At the JHI, I’m working on my dissertation project on the contemporary lives of “handmade” textiles—particularly how Ajrak, a block-printed and resist-dyed cloth produced in India and Pakistan, moves through workshops, markets, museums, and, increasingly, the fast-fashion pipeline. I often say that I didn’t choose Ajrak; Ajrak chose me.
I grew up in Pakistan with Ajrak as a familiar and enduring presence—worn, gifted, and encountered across everyday and ceremonial contexts—so it has never felt like a distant “art object.” During graduate school, the Royal Ontario Museum’s Cloth that Changed the World exhibition sharpened that familiarity into a research problem: what changes when a textile you have lived with is reframed within museum display and art-historical categories, and why does Ajrak still feel comparatively under-theorized or misrepresented within existing scholarship?
At the same time, I began noticing Ajrak motifs—and other textiles I recognize closely, such as aari embroidery and phulkari—reappearing as surface pattern across retail spaces across the globe. Seeing these forms translated into mass-produced print made the stakes of the project impossible to ignore. My work therefore traces how “traditional” textiles circulate across contexts and economies, asking what is carried forward in these translations, what is flattened or erased, and how new regimes of value and visibility emerge when craft becomes reproducible at industrial scale.
How has your JHI Fellowship experience been so far?
The JHI has been one of the most supportive experiences of my life. I’m deeply grateful for the weekly Thursday lunches—their steadiness matters more than I can easily explain. They’ve given me a rhythm, a community, and the rare opportunity to think out loud with people who are generous readers across fields. The feedback I’ve received from other Fellows has helped me clarify what I’m actually trying to argue, especially in the thick of dissertation-writing when your brain can feel like it’s full of fragments.
On a personal note: as a new mother, I’ve been finding my bearings again—learning how to return to writing and research with a completely restructured day, body, and sense of time. The JHI has been the best place for me to navigate this new life and its responsibilities, because the support has felt real and ongoing, not performative. It’s given me space to be both a scholar and a person. In an ideal world—the entire PhD experience would be like this!
Why do you believe the humanities are important?

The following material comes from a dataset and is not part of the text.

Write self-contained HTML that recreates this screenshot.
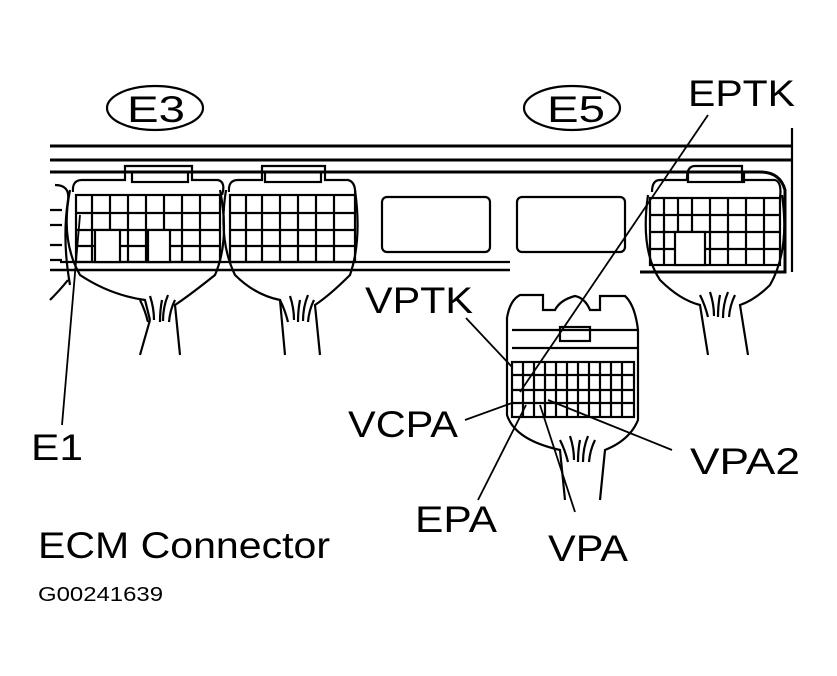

The humanities teach us how to stay with complexity—how to read what’s been normalized, how to notice whose labor is made invisible, and how history lives inside objects, images, and everyday practices. Right now, that work feels especially urgent. Across North America, humanities programs and public-facing humanities infrastructures are under real financial and political pressure—from university restructuring and layoffs to major disruptions in humanities funding streams. In an age of accelerated misinformation, the humanities train us in critical reading and writing: how to evaluate evidence, track power, and ask what gets remembered and what gets erased. And they also insist—quietly but stubbornly—on the possibility of beauty and profound thought even in the midst of violence, grief, and dehumanization. For me, this matters acutely in textile and craft studies, where it’s easy to romanticize “tradition.” Humanistic work helps us refuse that romance when it obscures exploitation, while still holding onto what’s meaningful: care, skill, inheritance, faith, and lived worlds.
Can you share something you read/watched/listened to recently that you enjoyed/were inspired by?
I’ve been watching the STARZ show Outlander for years, and as it moves into its final season, I’ve found myself paying close attention to its material world—especially the moments when Ajrak appears on screen, in costume details and as household textiles on set. Because the series is a period drama that moves between the eighteenth century and the early twentieth, these glimpses raise questions for me about how “global” textiles are sourced, styled, and made legible within historical storytelling: are these appearances researched references, aesthetic coincidence, or part of a broader habit of using South Asian textiles as evocative texture without naming their histories? Either way, they remind me how much changes when you know what you’re looking at—the pleasure of recognition, but also the critical awareness of how objects travel, get recontextualized, and are often detached from the labor and worlds that produced them.
What's a fun fact about you?
I am a bit of a coffee snob and I’m obsessed with finding Toronto’s best coffee shops to work in—good espresso, good light, and a place where I can quietly keep “reading” the textiles people wear around me.